Italian energy group Eni reported a jump in profits in the second quarter of 2022 on the back of soaring oil prices.  Adjusted net profit in the period came in at 3.8 billion euros (€7.08 billion in Q1 2022), up from 0.93 billion euros in the same period last year.

Adjusted EBIT in Q2 2022 was €5.84 billion, up 13% q-o-q and more than doubling y-o-y, driven by the favorable commodity price environment, strong refining margins and the focus on cost management and business operating performance.

In a buy-back program based on the authorization granted by the Shareholders Meeting on May 11, 2022, the Board of Directors approved a new share purchase program to be executed through April 2023, providing for a minimum outlay of €1.1 billion and a possible upside up to €2.5 billion, depending on trends in the scenario, the company said.

In the second quarter 2022, the group’s adjusted cash flow before working capital at replacement cost was €5.19 billion. In the first half of 2022, it reached €10.80 billion, more than doubling y-o-y.

Key operating and financial results    Source: Eni

Looking ahead,  adjusted cash flow before working capital at replacement cost is expected to be €20 billion at 105 $/bbl, versus their previous guidance of €16 billion at 90 $/bbl.
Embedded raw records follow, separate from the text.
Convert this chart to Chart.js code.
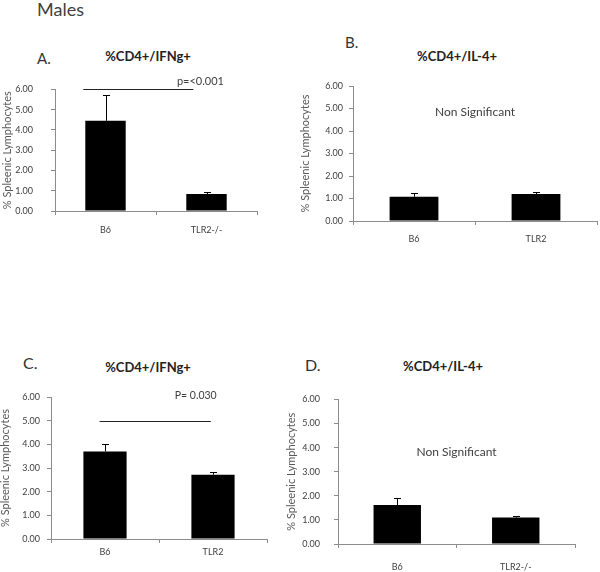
<!DOCTYPE html>
<html>
<head>
<meta charset="utf-8">
<script src="https://cdn.jsdelivr.net/npm/chart.js@4"></script>
<style>
  body { margin: 0; background: #fff; }
  #page { position: relative; width: 600px; height: 572px; font-family: Lato, sans-serif; }
  canvas { position: absolute; }
  .txt { position: absolute; line-height: 1; white-space: nowrap; color: #333; }
  .title { font-weight: bold; font-size: 13px; color: #222; transform: translateX(-50%); }
</style>
</head>
<body>
<div id="page">
  <div class="txt" style="left:37px;top:0px;font-size:18px;color:#404040">Males</div>
  <div class="txt" style="left:37px;top:51px;font-size:15px">A.</div>
  <div class="txt" style="left:345px;top:35px;font-size:15px">B.</div>
  <div class="txt" style="left:23px;top:355px;font-size:16px">C.</div>
  <div class="txt" style="left:305px;top:357px;font-size:16px">D.</div>
  <div class="txt title" style="left:148px;top:50px">%CD4+/IFNg+</div>
  <div class="txt title" style="left:457px;top:50px">%CD4+/IL-4+</div>
  <div class="txt title" style="left:148px;top:361px">%CD4+/IFNg+</div>
  <div class="txt title" style="left:443px;top:360px">%CD4+/IL-4+</div>

  <canvas id="chartA" width="262" height="174" style="left:0px;top:66px"></canvas>
  <canvas id="chartB" width="300" height="184" style="left:300px;top:66px"></canvas>
  <canvas id="chartC" width="272" height="192" style="left:0px;top:380px"></canvas>
  <canvas id="chartD" width="300" height="192" style="left:282px;top:380px"></canvas>
</div>
<script>
// values
const categoriesA = ['B6', 'TLR2-/-'];
const valuesA = [4.45, 0.84];
const errorsA = [1.25, 0.11];

const categoriesB = ['B6', 'TLR2'];
const valuesB = [1.08, 1.20];
const errorsB = [0.16, 0.10];

const categoriesC = ['B6', 'TLR2'];
const valuesC = [3.70, 2.72];
const errorsC = [0.32, 0.12];

const categoriesD = ['B6', 'TLR2-/-'];
const valuesD = [1.62, 1.10];
const errorsD = [0.28, 0.05];

const yMin = 0, yMax = 6, yStep = 1;
const yTitle = '% Spleenic Lymphocytes';

// upward error bars with a small cap
const errorBars = {
  id: 'errorBars',
  afterDatasetsDraw(chart) {
    const errs = chart.options.plugins.errorBars.errors;
    const ctx = chart.ctx;
    const y = chart.scales.y;
    chart.getDatasetMeta(0).data.forEach((bar, i) => {
      const top = y.getPixelForValue(chart.data.datasets[0].data[i] + errs[i]);
      ctx.save();
      ctx.strokeStyle = '#000';
      ctx.lineWidth = 1;
      ctx.beginPath();
      ctx.moveTo(Math.round(bar.x) + 0.5, bar.y);
      ctx.lineTo(Math.round(bar.x) + 0.5, Math.round(top) + 0.5);
      ctx.moveTo(Math.round(bar.x) - 3, Math.round(top) + 0.5);
      ctx.lineTo(Math.round(bar.x) + 4, Math.round(top) + 0.5);
      ctx.stroke();
      ctx.restore();
    });
  }
};

// significance line and notes, placed in data units
const notes = {
  id: 'notes',
  afterDraw(chart) {
    const o = chart.options.plugins.notes;
    const ctx = chart.ctx;
    const x = chart.scales.x, y = chart.scales.y;
    ctx.save();
    if (o.line) {
      const ly = Math.round(y.getPixelForValue(o.line.y)) + 0.5;
      ctx.strokeStyle = '#222';
      ctx.lineWidth = 1;
      ctx.beginPath();
      ctx.moveTo(x.getPixelForValue(o.line.from), ly);
      ctx.lineTo(x.getPixelForValue(o.line.to), ly);
      ctx.stroke();
    }
    if (o.text) {
      ctx.fillStyle = '#404040';
      ctx.font = o.text.size + 'px Lato';
      ctx.textAlign = 'center';
      ctx.textBaseline = 'middle';
      ctx.fillText(o.text.label, x.getPixelForValue(o.text.x), y.getPixelForValue(o.text.y));
    }
    ctx.restore();
  }
};

function makeChart(id, labels, values, errors, lay, noteOpts) {
  new Chart(document.getElementById(id), {
    type: 'bar',
    data: {
      labels: labels,
      datasets: [{
        data: values,
        backgroundColor: '#000',
        borderWidth: 0,
        barPercentage: 0.4,
        categoryPercentage: 1
      }]
    },
    options: {
      responsive: false,
      animation: false,
      events: [],
      layout: { padding: { top: lay.padTop, right: lay.padRight, left: 0, bottom: 0 } },
      plugins: {
        legend: { display: false },
        tooltip: { enabled: false },
        errorBars: { errors: errors },
        notes: noteOpts
      },
      scales: {
        x: {
          offset: true,
          grid: { offset: true, drawOnChartArea: false, drawTicks: true, tickLength: 4, color: '#8c8c8c' },
          border: { color: '#8c8c8c' },
          ticks: { padding: lay.xPad, color: '#404040', font: { family: 'Lato', size: 9 }, maxRotation: 0 },
          afterFit: s => { s.height = lay.xHeight; }
        },
        y: {
          min: yMin,
          max: yMax,
          grid: { drawOnChartArea: false, drawTicks: true, tickLength: 4, color: '#8c8c8c' },
          border: { color: '#8c8c8c' },
          ticks: {
            stepSize: yStep,
            padding: lay.yPad,
            color: '#404040',
            font: { family: 'Lato', size: 9 },
            callback: v => v.toFixed(2)
          },
          title: {
            display: true,
            text: yTitle,
            color: '#595959',
            font: { family: 'Lato', size: 11, lineHeight: 1 },
            padding: { top: lay.titlePad, bottom: 0 }
          },
          afterFit: s => { s.width = lay.yWidth; }
        }
      }
    },
    plugins: [errorBars, notes]
  });
}

makeChart('chartA', categoriesA, valuesA, errorsA,
  { padTop: 20, padRight: 5, yWidth: 55, xHeight: 29, yPad: 18, xPad: 10, titlePad: 1.5 },
  { line: { from: -0.22, to: 0.87, y: 6 }, text: { label: 'p=<0.001', x: 0.94, y: 6.38, size: 11 } });

makeChart('chartB', categoriesB, valuesB, errorsB,
  { padTop: 20, padRight: 3, yWidth: 53, xHeight: 29, yPad: 6, xPad: 9, titlePad: 0 },
  { text: { label: 'Non Significant', x: 0.5, y: 4.84, size: 12 } });

makeChart('chartC', categoriesC, valuesC, errorsC,
  { padTop: 17, padRight: 5, yWidth: 51, xHeight: 33, yPad: 7, xPad: 4, titlePad: 0 },
  { line: { from: -0.05, to: 0.98, y: 5 }, text: { label: 'P= 0.030', x: 0.84, y: 6.04, size: 10.5 } });

makeChart('chartD', categoriesD, valuesD, errorsD,
  { padTop: 14, padRight: 7, yWidth: 56, xHeight: 28, yPad: 14, xPad: 14, titlePad: 3.5 },
  { text: { label: 'Non Significant', x: 0.5, y: 3.8, size: 12 } });
</script>
</body>
</html>
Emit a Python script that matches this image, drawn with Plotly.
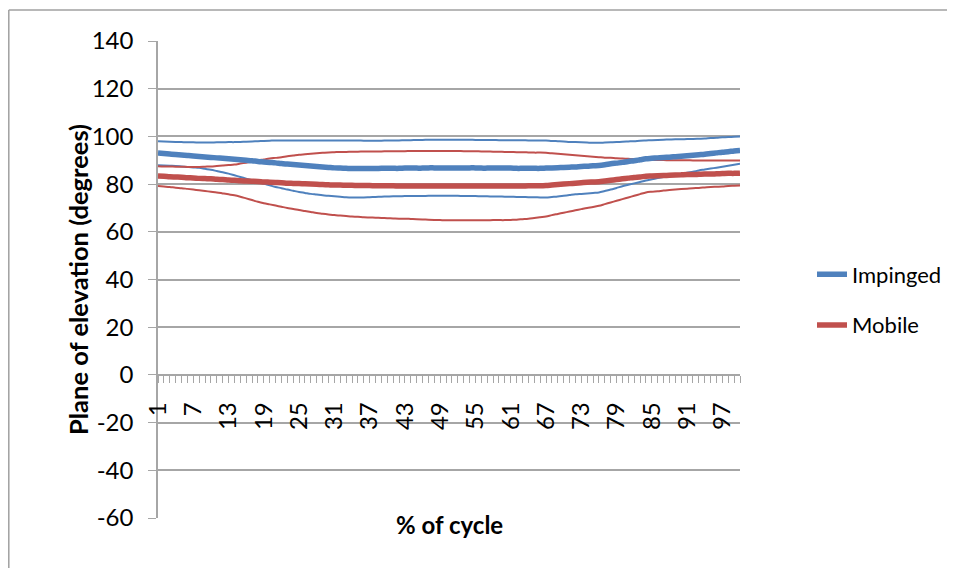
import plotly.graph_objects as go

# % of cycle, 1..100
ciclo = list(range(1, 101))
etiquetas_x = [1, 7, 13, 19, 25, 31, 37, 43, 49, 55, 61, 67, 73, 79, 85, 91, 97]
etiquetas_y = [-60, -40, -20, 0, 20, 40, 60, 80, 100, 120, 140]

# impinged: mean and +/- 1 sd
impinged_media = [
    93.0, 92.8, 92.6, 92.4, 92.2, 92.0, 91.8, 91.6, 91.4, 91.2,
    91.0, 90.8, 90.6, 90.4, 90.2, 90.0, 89.8, 89.5, 89.3, 89.1,
    88.9, 88.6, 88.4, 88.2, 88.0, 87.8, 87.6, 87.4, 87.2, 87.0,
    86.8, 86.7, 86.6, 86.5, 86.5, 86.5, 86.5, 86.5, 86.6, 86.6,
    86.6, 86.6, 86.7, 86.7, 86.7, 86.7, 86.8, 86.8, 86.8, 86.8,
    86.8, 86.8, 86.8, 86.8, 86.8, 86.7, 86.7, 86.7, 86.7, 86.7,
    86.7, 86.6, 86.6, 86.6, 86.6, 86.6, 86.7, 86.8, 86.9, 87.0,
    87.1, 87.2, 87.4, 87.5, 87.7, 87.8, 88.1, 88.5, 88.8, 89.1,
    89.5, 89.8, 90.2, 90.6, 90.8, 91.0, 91.2, 91.3, 91.5, 91.7,
    91.9, 92.1, 92.3, 92.5, 92.8, 93.1, 93.4, 93.6, 93.9, 94.1]
impinged_sup = [
    98.0, 97.9, 97.8, 97.7, 97.6, 97.5, 97.5, 97.4, 97.4, 97.4,
    97.5, 97.5, 97.6, 97.6, 97.7, 97.8, 97.9, 98.0, 98.1, 98.2,
    98.3, 98.3, 98.3, 98.3, 98.3, 98.3, 98.3, 98.3, 98.3, 98.3,
    98.3, 98.3, 98.3, 98.3, 98.3, 98.2, 98.2, 98.2, 98.2, 98.3,
    98.3, 98.3, 98.4, 98.4, 98.5, 98.5, 98.6, 98.6, 98.6, 98.6,
    98.6, 98.6, 98.6, 98.6, 98.5, 98.5, 98.5, 98.5, 98.4, 98.4,
    98.4, 98.4, 98.4, 98.3, 98.3, 98.3, 98.3, 98.1, 98.0, 97.9,
    97.7, 97.6, 97.5, 97.4, 97.3, 97.3, 97.4, 97.5, 97.6, 97.8,
    97.9, 98.0, 98.2, 98.3, 98.4, 98.5, 98.6, 98.7, 98.8, 98.8,
    98.9, 98.9, 99.0, 99.1, 99.3, 99.4, 99.6, 99.7, 99.9, 100.0]
impinged_inf = [
    87.9, 87.8, 87.7, 87.6, 87.4, 87.2, 87.0, 86.8, 86.4, 86.0,
    85.5, 85.0, 84.4, 83.7, 83.0, 82.3, 81.6, 80.9, 80.2, 79.5,
    78.8, 78.3, 77.7, 77.2, 76.7, 76.3, 75.9, 75.6, 75.3, 75.1,
    74.9, 74.7, 74.5, 74.4, 74.4, 74.4, 74.5, 74.6, 74.7, 74.8,
    74.9, 74.9, 75.0, 75.0, 75.0, 75.0, 75.1, 75.1, 75.1, 75.1,
    75.1, 75.1, 75.0, 75.0, 75.0, 74.9, 74.9, 74.8, 74.8, 74.7,
    74.7, 74.6, 74.6, 74.5, 74.5, 74.4, 74.4, 74.6, 74.8, 75.1,
    75.4, 75.7, 75.9, 76.1, 76.3, 76.5, 77.1, 77.7, 78.4, 79.1,
    79.7, 80.3, 80.9, 81.5, 82.0, 82.5, 83.0, 83.5, 83.9, 84.3,
    84.8, 85.2, 85.7, 86.1, 86.5, 86.9, 87.3, 87.7, 88.1, 88.5]

# mobile: mean and +/- 1 sd
mobile_media = [
    83.4, 83.3, 83.1, 83.0, 82.9, 82.7, 82.6, 82.4, 82.3, 82.2,
    82.0, 81.9, 81.7, 81.6, 81.4, 81.3, 81.2, 81.1, 80.9, 80.8,
    80.7, 80.6, 80.4, 80.3, 80.2, 80.1, 80.0, 79.9, 79.8, 79.7,
    79.6, 79.6, 79.5, 79.5, 79.4, 79.4, 79.4, 79.3, 79.3, 79.3,
    79.3, 79.2, 79.2, 79.2, 79.2, 79.2, 79.2, 79.2, 79.2, 79.2,
    79.2, 79.2, 79.2, 79.2, 79.2, 79.2, 79.2, 79.2, 79.2, 79.2,
    79.2, 79.2, 79.2, 79.3, 79.3, 79.3, 79.4, 79.6, 79.8, 80.0,
    80.2, 80.4, 80.6, 80.8, 80.9, 81.0, 81.3, 81.6, 81.9, 82.2,
    82.5, 82.8, 83.0, 83.3, 83.4, 83.5, 83.6, 83.7, 83.8, 83.9,
    84.0, 84.0, 84.1, 84.2, 84.2, 84.3, 84.4, 84.5, 84.5, 84.6]
mobile_sup = [
    87.5, 87.4, 87.4, 87.3, 87.3, 87.2, 87.2, 87.2, 87.3, 87.4,
    87.6, 87.8, 88.0, 88.2, 88.6, 89.0, 89.4, 89.9, 90.3, 90.7,
    91.0, 91.3, 91.7, 92.0, 92.3, 92.5, 92.7, 92.9, 93.1, 93.3,
    93.4, 93.5, 93.5, 93.6, 93.6, 93.7, 93.7, 93.7, 93.7, 93.8,
    93.8, 93.8, 93.8, 93.9, 93.9, 93.9, 93.9, 93.9, 93.9, 93.9,
    93.9, 93.9, 93.8, 93.8, 93.8, 93.7, 93.7, 93.6, 93.6, 93.5,
    93.5, 93.4, 93.4, 93.3, 93.2, 93.2, 93.1, 92.9, 92.7, 92.5,
    92.3, 92.1, 91.9, 91.7, 91.5, 91.3, 91.1, 91.0, 90.8, 90.7,
    90.6, 90.5, 90.3, 90.2, 90.2, 90.1, 90.1, 90.0, 90.0, 90.0,
    90.0, 89.9, 89.9, 89.9, 89.9, 89.9, 89.9, 89.9, 89.9, 89.9]
mobile_inf = [
    79.2, 79.0, 78.8, 78.5, 78.3, 78.0, 77.7, 77.4, 77.1, 76.8,
    76.5, 76.1, 75.7, 75.3, 74.7, 74.0, 73.3, 72.6, 72.0, 71.5,
    71.0, 70.5, 70.0, 69.6, 69.1, 68.7, 68.3, 67.9, 67.6, 67.3,
    67.0, 66.8, 66.6, 66.4, 66.3, 66.1, 66.0, 65.9, 65.8, 65.7,
    65.6, 65.5, 65.5, 65.4, 65.3, 65.2, 65.1, 65.0, 64.9, 64.8,
    64.8, 64.8, 64.8, 64.8, 64.8, 64.8, 64.8, 64.9, 64.9, 64.9,
    65.0, 65.1, 65.3, 65.5, 65.8, 66.1, 66.4, 67.0, 67.5, 68.0,
    68.5, 69.0, 69.5, 70.0, 70.4, 70.9, 71.6, 72.3, 73.0, 73.7,
    74.4, 75.1, 75.8, 76.5, 76.8, 77.0, 77.3, 77.5, 77.7, 77.9,
    78.1, 78.3, 78.4, 78.6, 78.8, 78.9, 79.0, 79.2, 79.3, 79.4]

AZUL = '#4F81BD'
ROJO = '#C0504D'
GRIS = '#A6A6A6'
FUENTE = 'Lato, Calibri, sans-serif'

# la página añade 8 px de margen al body: se compensa aquí
# (y el lienzo se achica para que no salgan barras de desplazamiento)
W, H = 945, 560
IZQ, ARR = 150, 33
ANCHO, ALTO = 582, 477


def px_x(p):
    return (p - 8 - IZQ) / ANCHO


def px_y(p):
    return (ARR + ALTO - (p - 8)) / ALTO


fig = go.Figure()
for serie, color in [(impinged_sup, AZUL), (impinged_inf, AZUL),
                     (mobile_sup, ROJO), (mobile_inf, ROJO)]:
    fig.add_trace(go.Scatter(x=ciclo, y=serie, mode='lines', showlegend=False,
                             line=dict(color=color, width=2, shape='spline'),
                             hoverinfo='skip'))
fig.add_trace(go.Scatter(x=ciclo, y=impinged_media, mode='lines', name='Impinged',
                         legendgroup='imp',
                         line=dict(color=AZUL, width=5.5, shape='spline')))
fig.add_trace(go.Scatter(x=ciclo, y=mobile_media, mode='lines', name='Mobile',
                         legendgroup='mob',
                         line=dict(color=ROJO, width=5.5, shape='spline')))

fig.update_layout(
    width=W, height=H,
    margin=dict(l=IZQ, r=W - IZQ - ANCHO, t=ARR, b=H - ARR - ALTO,
                autoexpand=False),
    paper_bgcolor='white', plot_bgcolor='white',
    font=dict(family=FUENTE, size=24, color='black'),
    legend=dict(x=px_x(812), xanchor='left', y=px_y(300), yanchor='middle',
                tracegroupgap=19, font=dict(size=22)),
    xaxis=dict(range=[1, 100], anchor='free', position=0.3,
               showline=True, linecolor=GRIS, linewidth=1.5,
               showgrid=False, zeroline=False,
               tickmode='array', tickvals=etiquetas_x,
               ticktext=[str(v) for v in etiquetas_x],
               ticks='outside', ticklen=7, tickcolor=GRIS, tickangle=-90,
               ticklabelstandoff=10,
               minor=dict(ticks='outside', dtick=1, tick0=1, ticklen=7,
                          tickcolor=GRIS, showgrid=False)),
    yaxis=dict(range=[-60, 140], tickmode='array', tickvals=etiquetas_y,
               ticktext=[str(v) for v in etiquetas_y],
               showgrid=True, gridcolor=GRIS,
               gridwidth=1.5, zeroline=False, showline=True, linecolor=GRIS,
               linewidth=1.5, ticks='outside', ticklen=8, tickcolor=GRIS,
               ticklabelstandoff=10),
    annotations=[
        dict(text='<b>Plane of elevation (degrees)</b>', textangle=-90,
             xref='paper', yref='paper', x=px_x(61), y=px_y(280),
             showarrow=False, font=dict(size=25.5)),
        dict(text='<b>% of cycle</b>', xref='paper', yref='paper',
             x=px_x(449), y=px_y(541),
             showarrow=False, font=dict(size=24)),
    ],
    shapes=[
        dict(type='line', xref='paper', yref='paper', x0=px_x(8.8), x1=2,
             y0=px_y(10), y1=px_y(10),
             line=dict(color='#A0A0A0', width=1.5)),
        dict(type='line', xref='paper', yref='paper', x0=px_x(8.8),
             x1=px_x(8.8), y0=px_y(10), y1=-1,
             line=dict(color='#A0A0A0', width=1.5)),
    ],
)

fig.write_html("out.html")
Organic capex is seen at €8.3 billion, in line with previous guidance of €7.7 billion, adjusting for EUR/USD exchange rate updated assumption.

Commenting on the results, Claudio Descalzi, Eni CEO, said, “Amid uncertainty and volatility in markets, we moved fast to secure new energy supplies. After new gas agreements with our partners in Algeria, Congo and Egypt earlier in the year, in June Eni entered the North Field East venture in Qatar, part of the world’s largest LNG project. In East Africa, gas production started from the Eni’s operated Coral South FLNG, the first development of Mozambique’s large potential. In Italy, we have invested to rebuild gas storage ahead of winter and our refineries raised their processing rates significantly to ensure oil products are available for the market.”